» Listed entries
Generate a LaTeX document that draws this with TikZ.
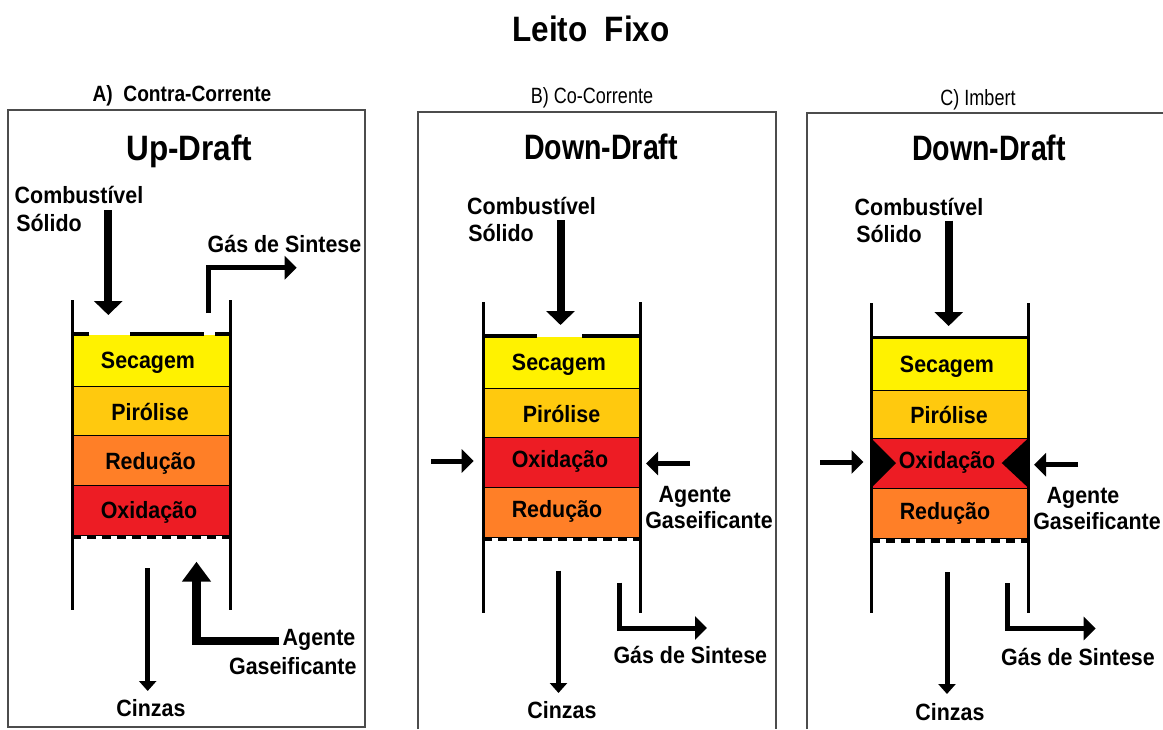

--

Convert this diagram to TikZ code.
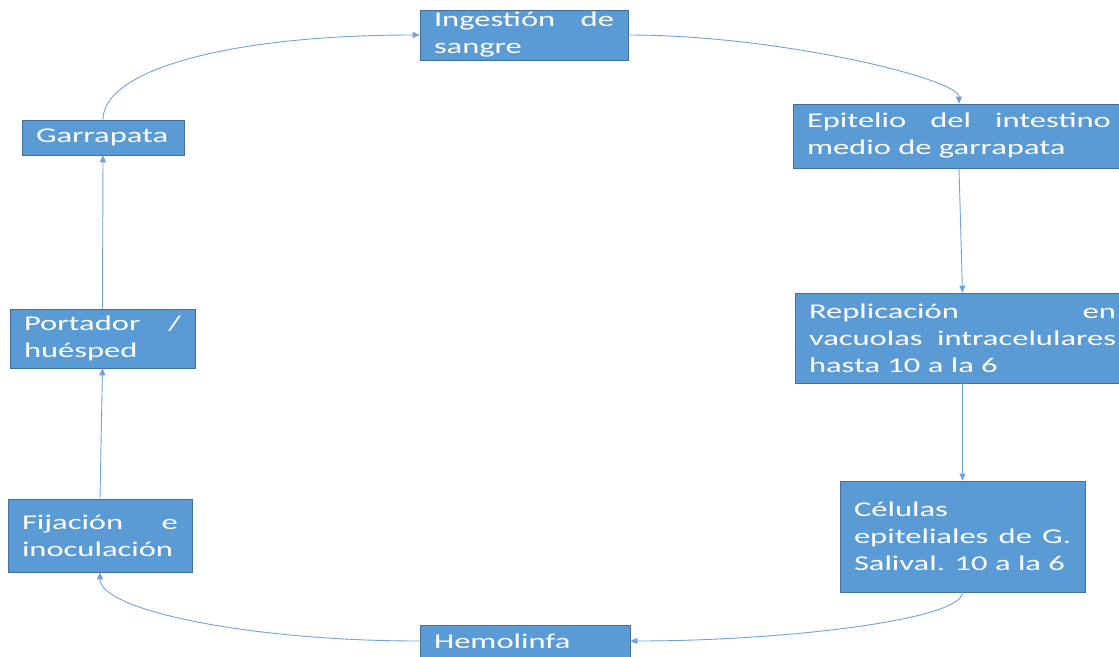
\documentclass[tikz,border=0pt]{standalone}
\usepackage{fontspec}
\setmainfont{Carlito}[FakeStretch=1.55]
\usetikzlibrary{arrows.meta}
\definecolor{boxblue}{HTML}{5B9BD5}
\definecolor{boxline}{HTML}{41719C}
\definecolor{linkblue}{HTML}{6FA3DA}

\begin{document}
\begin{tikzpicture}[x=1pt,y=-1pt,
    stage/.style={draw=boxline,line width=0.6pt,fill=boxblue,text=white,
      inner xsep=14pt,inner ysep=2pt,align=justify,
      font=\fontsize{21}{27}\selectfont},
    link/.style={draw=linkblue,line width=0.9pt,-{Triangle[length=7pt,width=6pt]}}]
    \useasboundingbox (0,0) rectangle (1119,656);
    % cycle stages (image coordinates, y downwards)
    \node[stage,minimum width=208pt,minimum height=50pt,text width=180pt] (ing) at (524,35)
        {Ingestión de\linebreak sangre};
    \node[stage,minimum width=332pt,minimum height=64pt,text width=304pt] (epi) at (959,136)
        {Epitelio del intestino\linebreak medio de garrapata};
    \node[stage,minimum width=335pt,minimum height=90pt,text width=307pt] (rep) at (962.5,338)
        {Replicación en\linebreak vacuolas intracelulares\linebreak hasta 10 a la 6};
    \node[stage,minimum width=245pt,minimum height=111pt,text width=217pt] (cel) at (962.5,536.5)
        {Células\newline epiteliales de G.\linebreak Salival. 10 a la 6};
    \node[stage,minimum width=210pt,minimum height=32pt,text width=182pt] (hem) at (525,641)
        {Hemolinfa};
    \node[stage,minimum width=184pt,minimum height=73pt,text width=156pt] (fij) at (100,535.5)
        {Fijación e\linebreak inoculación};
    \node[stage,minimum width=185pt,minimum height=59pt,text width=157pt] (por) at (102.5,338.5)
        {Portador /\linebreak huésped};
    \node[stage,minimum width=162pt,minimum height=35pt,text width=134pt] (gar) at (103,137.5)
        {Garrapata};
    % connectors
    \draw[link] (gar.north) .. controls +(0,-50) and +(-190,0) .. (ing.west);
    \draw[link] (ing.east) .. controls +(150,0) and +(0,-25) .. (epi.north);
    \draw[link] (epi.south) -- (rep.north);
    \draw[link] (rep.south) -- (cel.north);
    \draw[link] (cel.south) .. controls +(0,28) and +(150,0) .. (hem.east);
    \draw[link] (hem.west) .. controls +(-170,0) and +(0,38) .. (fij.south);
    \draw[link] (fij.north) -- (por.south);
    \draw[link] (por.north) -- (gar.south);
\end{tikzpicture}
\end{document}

==

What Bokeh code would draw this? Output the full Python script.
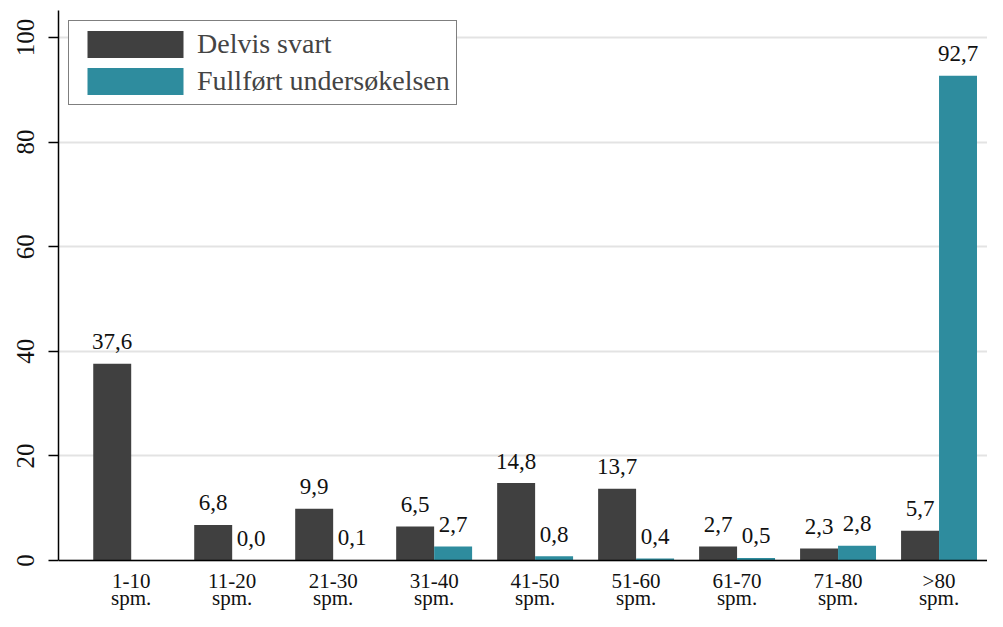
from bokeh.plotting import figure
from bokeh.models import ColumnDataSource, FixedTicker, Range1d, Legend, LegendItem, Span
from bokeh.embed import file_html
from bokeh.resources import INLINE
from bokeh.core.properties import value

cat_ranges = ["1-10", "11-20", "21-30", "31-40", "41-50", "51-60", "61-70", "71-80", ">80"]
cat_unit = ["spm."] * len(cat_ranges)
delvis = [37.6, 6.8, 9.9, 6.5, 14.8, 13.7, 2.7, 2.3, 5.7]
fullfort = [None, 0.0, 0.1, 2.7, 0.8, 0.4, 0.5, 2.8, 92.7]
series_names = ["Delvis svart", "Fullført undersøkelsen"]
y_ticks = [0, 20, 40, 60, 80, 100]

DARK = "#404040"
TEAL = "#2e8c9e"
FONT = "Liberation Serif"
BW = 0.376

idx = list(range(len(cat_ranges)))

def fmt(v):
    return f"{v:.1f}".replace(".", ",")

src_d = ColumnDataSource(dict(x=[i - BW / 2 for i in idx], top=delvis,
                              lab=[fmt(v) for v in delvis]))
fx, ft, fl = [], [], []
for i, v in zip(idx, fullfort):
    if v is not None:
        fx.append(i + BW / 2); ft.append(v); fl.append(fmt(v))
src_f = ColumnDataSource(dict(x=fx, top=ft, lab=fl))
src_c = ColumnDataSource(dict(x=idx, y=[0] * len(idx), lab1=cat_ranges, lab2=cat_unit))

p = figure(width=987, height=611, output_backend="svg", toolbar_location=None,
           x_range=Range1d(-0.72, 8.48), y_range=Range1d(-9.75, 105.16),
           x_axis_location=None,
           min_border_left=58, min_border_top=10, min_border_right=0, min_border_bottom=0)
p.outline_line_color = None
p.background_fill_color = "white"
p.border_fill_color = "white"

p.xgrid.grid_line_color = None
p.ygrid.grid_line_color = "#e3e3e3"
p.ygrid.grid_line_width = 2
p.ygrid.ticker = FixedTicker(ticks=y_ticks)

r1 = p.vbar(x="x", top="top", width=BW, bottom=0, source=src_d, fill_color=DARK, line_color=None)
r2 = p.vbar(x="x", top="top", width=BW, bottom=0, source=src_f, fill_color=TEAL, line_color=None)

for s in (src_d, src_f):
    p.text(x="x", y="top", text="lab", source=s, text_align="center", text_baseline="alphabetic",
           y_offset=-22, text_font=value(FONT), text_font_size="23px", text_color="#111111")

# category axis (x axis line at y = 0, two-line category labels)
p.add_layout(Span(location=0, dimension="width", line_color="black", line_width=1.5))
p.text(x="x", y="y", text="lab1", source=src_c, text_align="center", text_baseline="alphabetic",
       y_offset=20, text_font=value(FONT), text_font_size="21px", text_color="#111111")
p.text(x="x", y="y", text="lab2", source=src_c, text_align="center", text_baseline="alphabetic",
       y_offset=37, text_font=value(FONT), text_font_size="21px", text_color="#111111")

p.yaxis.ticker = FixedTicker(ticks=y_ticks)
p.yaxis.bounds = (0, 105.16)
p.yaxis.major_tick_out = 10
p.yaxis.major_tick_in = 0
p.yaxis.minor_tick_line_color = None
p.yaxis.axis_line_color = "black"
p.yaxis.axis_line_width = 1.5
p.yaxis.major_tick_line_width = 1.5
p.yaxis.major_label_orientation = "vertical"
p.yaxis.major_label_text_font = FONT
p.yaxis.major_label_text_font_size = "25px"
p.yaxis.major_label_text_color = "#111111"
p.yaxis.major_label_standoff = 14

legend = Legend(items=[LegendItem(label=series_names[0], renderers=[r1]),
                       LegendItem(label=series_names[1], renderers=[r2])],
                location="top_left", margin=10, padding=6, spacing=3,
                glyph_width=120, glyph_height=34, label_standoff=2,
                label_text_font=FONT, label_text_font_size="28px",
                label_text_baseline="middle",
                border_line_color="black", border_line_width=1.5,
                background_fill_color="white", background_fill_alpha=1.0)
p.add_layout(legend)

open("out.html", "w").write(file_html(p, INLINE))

» Written request
Pull out each line holding the string "code".

» Exercise response
Convert this diagram to TikZ code.
What Bokeh code would draw this? Output the full Python script.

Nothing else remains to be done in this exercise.